Nobody can accuse the plaintiff’s shareholder bar for suffering from a lack of creativity or being easily dissuaded from purporting to represent shareholders. Congress enacted the Dodd-Frank Wall Street Reform and Consumer Protection Act (“Dodd-Frank Act”) in July 2010. Section 951 of Dodd-Frank requires a stockholder advisory vote on executive compensation (a “say-on-pay” vote). The Dodd-Frank Act, however, “specifically provides” that the say-on-pay vote (1) “shall not be binding on the issuer or the board of directors;” and (2) does not “create or imply any change to the fiduciary duties of the board members.” 15 U.S.C. § 78n-1(c)). Nonetheless, the plaintiff’s bar began filing stockholder derivative lawsuits alleging breach of fiduciary duty after any negative say-on-pay vote. The vast majority of these cases have been dismissed because the plaintiff failed to make demand on the company’s board of directors before bringing suit and such See Gordon v. Goodyear, 2012 WL 2885695, *10 (N.D. Ill. July 13, 2012) (collecting cases); see also Swanson v. Weil, 2012 WL 4442795 (D. Colo. Sept. 26, 2012); Haberland v.
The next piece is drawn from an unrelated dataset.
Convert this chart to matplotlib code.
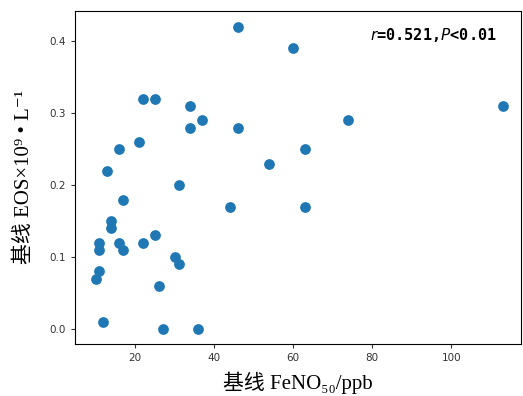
import matplotlib
matplotlib.use("Agg")
import matplotlib.pyplot as plt

# baseline FeNO50 (ppb) vs baseline EOS (x10^9/L)
feno = [10, 11, 11, 11, 12, 13, 14, 14, 16, 16, 17, 17, 21, 22, 22, 25, 25, 26, 27,
        30, 31, 31, 34, 34, 36, 37, 44, 46, 46, 54, 60, 63, 63, 74, 113]
eos = [0.07, 0.08, 0.11, 0.12, 0.01, 0.22, 0.15, 0.14, 0.25, 0.12, 0.11, 0.18, 0.26, 0.32, 0.12, 0.32, 0.13, 0.06, 0.0,
       0.10, 0.09, 0.20, 0.31, 0.28, 0.0, 0.29, 0.17, 0.42, 0.28, 0.23, 0.39, 0.25, 0.17, 0.29, 0.31]

xticks = [20, 40, 60, 80, 100]
yticks = [0.0, 0.1, 0.2, 0.3, 0.4]
label_font = ['Liberation Serif', 'Noto Sans CJK SC', 'DejaVu Sans']

fig = plt.figure(figsize=(5.23, 3.96), dpi=100)
ax = fig.add_axes([0.1434, 0.1313, 0.853, 0.841])
ax.scatter(feno, eos, s=45, color='#1f77b4', zorder=3)

ax.set_xlim(4.8, 117.7)
ax.set_ylim(-0.0208, 0.442)
ax.set_xticks(xticks)
ax.set_yticks(yticks)
ax.set_yticklabels(['%.1f' % v for v in yticks])
ax.tick_params(labelsize=7.5, colors='#333333', length=3)

ax.set_xlabel('基线 FeNO₅₀/ppb', fontsize=15, family=label_font, labelpad=6.5)
ax.set_ylabel('基线 EOS×10⁹ • L⁻¹', fontsize=15, family=label_font, labelpad=11)

ax.text(79.5, 0.409, r'$\it{r}$=0.521,$\it{P}$<0.01', fontsize=11, fontweight='bold',
        family='DejaVu Sans Mono', va='center', ha='left')

fig.savefig('out.png', dpi=100)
Bulkeley, No. 5:11-CV-463-D (E.D.N.C. Sept. 26, 2012).

 

As a result, the plaintiff’s bar has resorted to a new attack based on a tactic developed from the merger cases: suing companies before the say-on-pay vote to enjoin the vote based on alleged misleading disclosures. In the last month or so, Plaintiffs’ shareholder lawyers have issued over 30 notices of investigation concerning such suits, and over the course of the last year, they have sued over 20 companies. The complaints assert two theories (either alone or in combination). They assert that the proxy statement fails to disclose material facts necessary for the shareholders to cast an informed vote on executive compensation and/or they assert that the proxy fails to disclose material facts necessary for the shareholders to determine whether to increase the number of shares available to be granted to executives and employees as incentive compensation under company plans providing for such grants. The two theories are slightly different because the shareholder vote on executive compensation is purely advisory and exists solely because of the Dodd-Frank Act while the vote on increasing the number of shares available under a stock plan is required either by state law or the company’s articles of incorporation, bylaws or listing standards of the exchange on which the company trades.

 

While the trend has picked up recently, the first such case was filed on January 13, 2012 against AmDocs Ltd. in New York County Supreme Court. Plaintiff sought injunctive relief based on a proposal to increase the number of shares available under an equity incentive plan. Plaintiff did not challenge the proposal, but rather, the adequacy of the disclosures in the proxy statement regarding the proposal. The alleged omissions – the equity value of the shares; the timing of the issuance; the “dilutive impact” that the shares might have; the reason for issuing more shares when the existing incentive plan still had shares available; and the reason “why” the company was granting to shares to executives at an increasing rate, though management had not improved the Company’s performance – were not material, and basically amounted to asking “why” in connection with a shareholder vote plaintiff opposed. Defendants (represented by Katten Muchin Rosenman LLP) removed to the Southern District of New York, moved to dismiss, and opposed plaintiff’s request for a preliminary injunction. Plaintiff then voluntarily dismissed the claim.

 

Despite their initial loss in the case against AmDocs, plaintiffs have surprisingly had success in some of these cases. Specifically, in a case concerning Brocade Communications Systems, Inc., a plaintiff sought injunctive relief based on alleged omissions regarding a proposal to increase the number of shares in an equity options plan. Plaintiff argued the proxy: (1) omitted internal projections regarding future stock grants/share repurchases and their dilutive impact; (2) misled shareholders by claiming a repurchase plan would reduce potential dilution; and (3) failed to include a “fair summary” of the board’s analysis, including its equity utilization compared to peer companies. On April 10, 2012, the court enjoined the annual vote and required Brocade to disclose its internal projections regarding future stock grants. Similarly, WebMd, H&R Block and NeoStem settled cases filed against them by agreeing to additional disclosures requested by the plaintiff.

 

Plaintiff’s streak of success, however, recently came to halt in another case defended by Katten Muchin Rosenman LLP. On October 2, 2012, a plaintiff filed a complaint in DuPage County, Illinois seeking to enjoin a say on pay vote alleging, among other things, that the proxy statement omitted material information regarding peer companies and fees paid to compensation consultant. The case was removed to the Northern District of Illinois and the plaintiff set the hearing on the TRO nearly immediately. With just four business days in which to oppose, we filed a comprehensive brief opposing Plaintiff’s motion, and distinguishing the other cases in which the plaintiff had had success. At a hearing on October 9, 2012, the District Court denied Plaintiff’s Motion for a temporary restraining order.

 

In short, the plaintiffs’ shareholders bar continues to explore options to take advantage of the Dodd-Frank Act’s say on pay provisions. They have had some success and companies must be vigilant to defend their practices as compliant with all applicable law and not subject to injunction.